SET PROBLEM - Only the lines from the start of the data below through the line that contains "return (1 - s)" are to be copied, exactly and without pictures.

Begin DATA SECTION

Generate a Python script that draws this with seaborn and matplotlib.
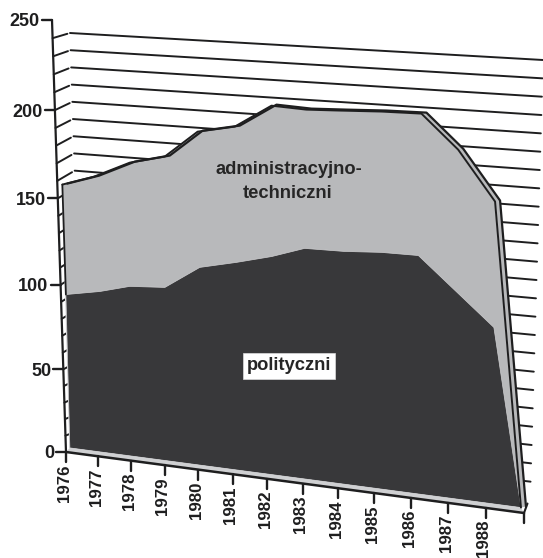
import numpy as np
import matplotlib
matplotlib.use("Agg")
import matplotlib.pyplot as plt
import seaborn as sns

years = ['1976', '1977', '1978', '1979', '1980', '1981', '1982', '1983', '1984', '1985', '1986', '1987', '1988']
y_ticks = [0, 50, 100, 150, 200, 250]
grid_values = list(range(10, 250, 10))

# total (administracyjno-techniczni + polityczni)
total_pos = [0, 1.03, 2.18, 3.28, 4.33, 5.47, 6.61, 7.64, 8.66, 9.81, 10.95, 11.90, 12.80, 12.80]
total_val = [157.9, 164.0, 173.6, 178.6, 193.8, 198.1, 210.9, 210.1, 210.9, 211.9, 212.3, 194.8, 169.0, 2.5]

# polityczni
polit_pos = [0, 1.08, 2.02, 3.10, 4.19, 5.30, 6.35, 7.33, 8.47, 9.52, 10.56, 12.48, 12.80]
polit_val = [94.3, 98.2, 103.0, 104.5, 118.0, 122.9, 128.1, 134.4, 134.8, 136.2, 136.4, 101.3, 2.5]

BLACK = '#1e1e1f'
DARK = '#38383a'
LIGHT = '#b8b9bb'
AREA_SHIFT = np.array([5.0, 0.0])
BACK_SHIFT = np.array([5.0, -1.0])
FLOOR = 2.5


def bilinear(a, b, c, d, s, t):
    return (1 - s) * (1 - t) * np.array(a) + s * (1 - t) * np.array(b) + (1 - s) * t * np.array(c) + s * t * np.array(d)


# front plane of the drawing, the picture is skewed and slightly stretched
def front(u, v):
    w = u / 13
    r = v / 250
    return bilinear((66, 452), (524, 513), (52, 20), (484, 45), w * (0.912 + 0.088 * w), r * (0.946 + 0.054 * r))


# back wall, where the grid lines are
def wall(u, v):
    return bilinear((84, 446), (530, 500), (70, 33), (543, 60), u / 13, v / 240)


def line(pts, lw=1.5, color=BLACK, z=5):
    pts = np.array(pts)
    sns.lineplot(x=pts[:, 0], y=pts[:, 1], sort=False, estimator=None, errorbar=None,
                 color=color, linewidth=lw, zorder=z, ax=ax, legend=False)


sns.set_theme(style='white')
plt.rcParams['font.family'] = ['Liberation Sans', 'DejaVu Sans']

fig = plt.figure(figsize=(5.43, 5.58), dpi=100)
ax = fig.add_axes([0, 0, 1, 1])
ax.set_xlim(0, 543)
ax.set_ylim(558, 0)
ax.axis('off')

# grid on the wall and the short depth lines going to the axis
for v in grid_values:
    line([wall(0, v), wall(13, v)], lw=1.4, z=1)
    start = front(0, v)
    line([start, start + 0.85 * (wall(0, v) - start)], lw=1.4, z=1)

corner = front(0, FLOOR) + [4, 0]
total = np.array([front(u, v) + AREA_SHIFT for u, v in zip(total_pos, total_val)])
polit = np.array([front(u, v) + AREA_SHIFT for u, v in zip(polit_pos, polit_val)])
total_closed = np.vstack([total, corner])
polit_closed = np.vstack([polit, corner])

# light strip along the top, gives the depth of the area
back = total + BACK_SHIFT
ax.fill(np.r_[total[:, 0], back[::-1, 0]], np.r_[total[:, 1], back[::-1, 1]], color=LIGHT, lw=0, zorder=2)

# the two areas
ax.fill(total_closed[:, 0], total_closed[:, 1], facecolor=LIGHT, edgecolor='#e4e4e6', lw=0.8, zorder=3)
ax.fill(polit_closed[:, 0], polit_closed[:, 1], facecolor=DARK, edgecolor='#cfcfd1', lw=0.5, zorder=4)

# floor strip
poly = np.array([front(0, 0), front(13, 0), total[-1], corner])
ax.fill(poly[:, 0], poly[:, 1], color='#cfd0d2', lw=0, zorder=4)

# outlines
line(total, lw=1.4)
line([total[0], polit[0]], lw=1.3)
line(back, lw=1.6)
line([front(0, 0), front(0, 250)], lw=1.6)
line([front(0, 0), front(13, 0)], lw=1.8)
line([front(13, 0), back[-1] + [1.5, -3]], lw=1.5)

# y axis ticks
for v in y_ticks:
    p = front(0, v)
    line([p, p - [10, 0]], lw=1.7)
    ax.text(p[0] - 12, p[1], str(v), ha='right', va='center_baseline', fontsize=13,
            fontweight='bold', color=BLACK, zorder=6)

# year ticks, the last one has no label
for u in range(14):
    p = front(u, 0)
    line([p, p + [0, 10]], lw=1.7)
    if u < len(years):
        ax.text(p[0] - 2, p[1] + 12, years[u], rotation=90, ha='center', va='top', fontsize=12.2,
                fontweight='bold', color=BLACK, zorder=6)

ax.text(289, 170, 'administracyjno-', ha='center', va='center', fontsize=13.2,
        fontweight='bold', color='#262626', zorder=6)
ax.text(288, 194, 'techniczni', ha='center', va='center', fontsize=13.2,
        fontweight='bold', color='#262626', zorder=6)
ax.text(289, 366, 'polityczni', ha='center', va='center', fontsize=13.2, fontweight='bold', color='#262626',
        zorder=6, bbox=dict(facecolor='white', edgecolor='#dddddd', linewidth=0.5, boxstyle='square,pad=0.22'))

fig.savefig('out.png', dpi=100)
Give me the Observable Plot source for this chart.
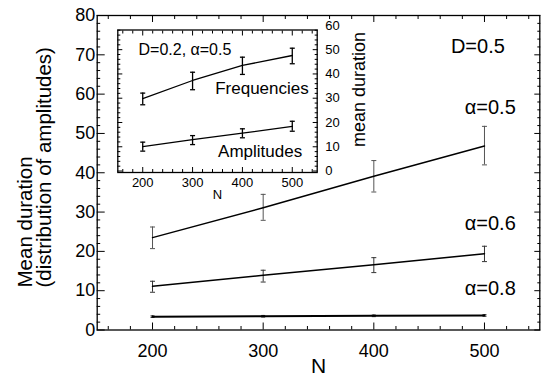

End DATA SECTION

SOLUTION FOR THIS TASK -
Generate a Python script that draws this with seaborn and matplotlib.
import numpy as np
import matplotlib
matplotlib.use("Agg")
import matplotlib.pyplot as plt
import seaborn as sns

years = ['1976', '1977', '1978', '1979', '1980', '1981', '1982', '1983', '1984', '1985', '1986', '1987', '1988']
y_ticks = [0, 50, 100, 150, 200, 250]
grid_values = list(range(10, 250, 10))

# total (administracyjno-techniczni + polityczni)
total_pos = [0, 1.03, 2.18, 3.28, 4.33, 5.47, 6.61, 7.64, 8.66, 9.81, 10.95, 11.90, 12.80, 12.80]
total_val = [157.9, 164.0, 173.6, 178.6, 193.8, 198.1, 210.9, 210.1, 210.9, 211.9, 212.3, 194.8, 169.0, 2.5]

# polityczni
polit_pos = [0, 1.08, 2.02, 3.10, 4.19, 5.30, 6.35, 7.33, 8.47, 9.52, 10.56, 12.48, 12.80]
polit_val = [94.3, 98.2, 103.0, 104.5, 118.0, 122.9, 128.1, 134.4, 134.8, 136.2, 136.4, 101.3, 2.5]

BLACK = '#1e1e1f'
DARK = '#38383a'
LIGHT = '#b8b9bb'
AREA_SHIFT = np.array([5.0, 0.0])
BACK_SHIFT = np.array([5.0, -1.0])
FLOOR = 2.5


def bilinear(a, b, c, d, s, t):
    return (1 - s) * (1 - t) * np.array(a) + s * (1 - t) * np.array(b) + (1 - s) * t * np.array(c) + s * t * np.array(d)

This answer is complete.